En octobre 1997, le site est inauguré. Au départ, c’est la mémoire des Solovki qui est prédominante, voire exclusive, mais elle coexiste avec la mémoire de la Grande Terreur en Carélie, puis avec « un courant beaucoup plus diffus, celui d’une mémoire du temps de la Terreur et des répressions. » Des familles investissent le site avec des signes individuels de mémoire, croix, tablettes, petits monuments. Dmitriev parvient à donner un nom à chaque victime, fait exceptionnel dans l’histoire des charniers de la Grande Terreur. En 2000, le gouvernement de Carélie confère au lieu le statut de « site historique régional classé. »

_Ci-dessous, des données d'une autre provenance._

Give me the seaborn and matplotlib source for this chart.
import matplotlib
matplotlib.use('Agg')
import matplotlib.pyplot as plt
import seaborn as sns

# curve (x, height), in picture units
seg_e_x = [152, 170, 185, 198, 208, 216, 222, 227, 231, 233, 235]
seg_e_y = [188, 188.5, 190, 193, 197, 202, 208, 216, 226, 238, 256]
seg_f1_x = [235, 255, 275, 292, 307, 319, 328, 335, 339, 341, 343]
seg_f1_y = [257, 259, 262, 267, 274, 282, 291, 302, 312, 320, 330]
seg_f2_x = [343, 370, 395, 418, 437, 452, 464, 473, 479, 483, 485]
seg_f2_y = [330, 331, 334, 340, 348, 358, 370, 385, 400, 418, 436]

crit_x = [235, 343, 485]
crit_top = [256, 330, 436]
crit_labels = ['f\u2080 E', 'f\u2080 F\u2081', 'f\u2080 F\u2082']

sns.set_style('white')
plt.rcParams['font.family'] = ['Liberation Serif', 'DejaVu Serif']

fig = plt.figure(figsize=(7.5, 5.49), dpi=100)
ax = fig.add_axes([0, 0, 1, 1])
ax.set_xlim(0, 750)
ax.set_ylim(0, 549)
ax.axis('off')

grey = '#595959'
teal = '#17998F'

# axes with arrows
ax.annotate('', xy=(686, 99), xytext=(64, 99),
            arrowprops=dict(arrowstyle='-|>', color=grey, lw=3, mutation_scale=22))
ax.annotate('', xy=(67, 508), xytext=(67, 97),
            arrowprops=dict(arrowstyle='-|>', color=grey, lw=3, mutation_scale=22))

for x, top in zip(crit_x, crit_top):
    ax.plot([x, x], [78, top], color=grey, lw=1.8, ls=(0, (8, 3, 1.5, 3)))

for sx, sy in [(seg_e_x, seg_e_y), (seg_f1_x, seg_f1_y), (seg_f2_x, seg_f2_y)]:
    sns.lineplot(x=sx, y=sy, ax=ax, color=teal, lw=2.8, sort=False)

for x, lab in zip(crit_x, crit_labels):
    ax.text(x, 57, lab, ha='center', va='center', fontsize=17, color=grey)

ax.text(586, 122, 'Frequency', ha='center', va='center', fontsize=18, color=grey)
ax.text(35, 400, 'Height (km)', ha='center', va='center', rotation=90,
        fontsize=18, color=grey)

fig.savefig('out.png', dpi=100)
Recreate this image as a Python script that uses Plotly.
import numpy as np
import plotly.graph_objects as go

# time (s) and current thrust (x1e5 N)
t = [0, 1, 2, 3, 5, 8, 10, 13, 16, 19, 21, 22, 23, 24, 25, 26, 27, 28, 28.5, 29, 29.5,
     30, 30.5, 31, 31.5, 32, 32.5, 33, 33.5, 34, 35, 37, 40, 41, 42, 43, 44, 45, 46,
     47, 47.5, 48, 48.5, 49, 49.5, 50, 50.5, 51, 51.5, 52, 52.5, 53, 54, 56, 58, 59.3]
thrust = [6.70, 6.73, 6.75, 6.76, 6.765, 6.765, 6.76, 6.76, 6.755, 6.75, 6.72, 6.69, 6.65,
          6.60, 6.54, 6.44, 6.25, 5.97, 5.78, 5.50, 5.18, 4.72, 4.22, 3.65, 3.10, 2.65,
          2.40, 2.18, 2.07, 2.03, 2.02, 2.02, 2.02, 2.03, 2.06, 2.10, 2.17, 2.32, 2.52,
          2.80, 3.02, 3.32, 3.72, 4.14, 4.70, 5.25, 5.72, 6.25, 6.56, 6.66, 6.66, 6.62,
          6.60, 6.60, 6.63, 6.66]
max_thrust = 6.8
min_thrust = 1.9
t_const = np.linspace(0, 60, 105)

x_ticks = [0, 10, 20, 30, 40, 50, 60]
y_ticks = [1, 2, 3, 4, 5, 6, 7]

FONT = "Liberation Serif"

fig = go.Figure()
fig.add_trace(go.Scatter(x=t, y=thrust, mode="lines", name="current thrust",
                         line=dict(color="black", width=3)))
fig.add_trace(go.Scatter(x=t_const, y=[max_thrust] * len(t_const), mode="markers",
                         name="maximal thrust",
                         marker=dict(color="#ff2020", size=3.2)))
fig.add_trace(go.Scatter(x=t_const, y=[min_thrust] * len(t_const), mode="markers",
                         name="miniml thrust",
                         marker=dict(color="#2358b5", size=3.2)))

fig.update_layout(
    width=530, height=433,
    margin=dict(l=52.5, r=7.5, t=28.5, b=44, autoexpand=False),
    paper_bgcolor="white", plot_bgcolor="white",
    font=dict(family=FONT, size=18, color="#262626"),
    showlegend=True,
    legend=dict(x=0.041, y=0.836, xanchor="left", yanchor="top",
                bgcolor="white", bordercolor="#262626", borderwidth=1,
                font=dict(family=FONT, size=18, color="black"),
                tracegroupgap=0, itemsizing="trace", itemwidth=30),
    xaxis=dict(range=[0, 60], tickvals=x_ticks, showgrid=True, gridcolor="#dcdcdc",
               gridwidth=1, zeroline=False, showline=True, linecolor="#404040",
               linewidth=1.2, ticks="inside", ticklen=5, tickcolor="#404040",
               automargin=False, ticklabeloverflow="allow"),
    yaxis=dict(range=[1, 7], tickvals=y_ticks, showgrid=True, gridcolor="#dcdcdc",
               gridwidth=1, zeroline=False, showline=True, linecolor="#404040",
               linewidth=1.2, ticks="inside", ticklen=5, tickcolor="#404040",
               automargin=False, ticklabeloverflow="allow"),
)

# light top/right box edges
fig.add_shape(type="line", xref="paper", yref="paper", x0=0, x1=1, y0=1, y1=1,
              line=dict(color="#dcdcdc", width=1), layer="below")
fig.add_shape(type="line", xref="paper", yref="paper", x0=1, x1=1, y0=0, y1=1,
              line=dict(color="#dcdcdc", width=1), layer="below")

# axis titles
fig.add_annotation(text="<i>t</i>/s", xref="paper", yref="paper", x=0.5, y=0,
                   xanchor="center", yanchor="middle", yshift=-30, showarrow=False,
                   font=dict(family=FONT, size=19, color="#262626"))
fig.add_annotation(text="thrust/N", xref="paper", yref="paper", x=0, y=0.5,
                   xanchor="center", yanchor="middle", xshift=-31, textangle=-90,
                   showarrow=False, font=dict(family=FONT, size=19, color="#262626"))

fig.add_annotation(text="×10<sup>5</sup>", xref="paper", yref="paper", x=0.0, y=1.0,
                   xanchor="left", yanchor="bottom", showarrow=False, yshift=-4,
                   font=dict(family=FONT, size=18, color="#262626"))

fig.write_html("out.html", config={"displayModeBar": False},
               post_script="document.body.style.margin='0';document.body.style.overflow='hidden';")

Mais ce classement officiel n’empêche pas les tensions interprétatives, entre « la mémoire des élites » (les Solovki, représentants des élites nationales du pays), et « la mémoire des petites gens » (les Caréliens). L’interprétation de la Grande Terreur comme purge des élites a été initiée par le « Discours secret » de Khrouchtchev en 1956. Au début des années 1990, apparaît une nouvelle interprétation de la Grande Terreur comme « ingénierie sociale », visant à éliminer des groupes entiers de la société soviétique. Pour l’auteur, les deux se superposent, mais elle précise que « les mémoriaux ethno-confessionnels ne portent en eux aucune charge conflictuelle, ne représentent aucune forme de “concurrence des victimes”. » (p. 117) Les monuments en effet sont dédiés aux victimes de confession musulmane, juive, orthodoxe, aux ressortissants de nationalité ukrainienne, estonienne, lituanienne, polonaise, carélienne, tchétchène et ingouche, finlandaise, moldave, roumaine, tatare, géorgienne, mari, azéri… mais c’est chacun pour soi, chacun financé par sa propre communauté, et leur juxtaposition ne crée aucun effet « internationaliste ». D’autant qu’à partir de 2005, une procession religieuse s’impose dans le programme officiel des cérémonies, les arrivants sont « pris en charge » par le clergé et encadrés bon gré mal gré dans une procession qui les amène à un office religieux, avant de les laisser vaquer, toujours chacun pour soi, à leurs rites particuliers. Certaines communautés sont divisées, ainsi les Cosaques, dont une « branche » érige une croix géante destinée à « nous protéger de tous les ennemis de notre Terre Russe » (qui sont ces ennemis ? ). Et à propos, les Russes ont aussi leur monument, leurs victimes : en fait « monument contre la mémoire étrangère, omniprésente à Sandormokh », « mémoire sur la défensive, qui a peur d’être tenue pour responsable, par tous les autres, des crimes du régime soviétique. » (p. 148.)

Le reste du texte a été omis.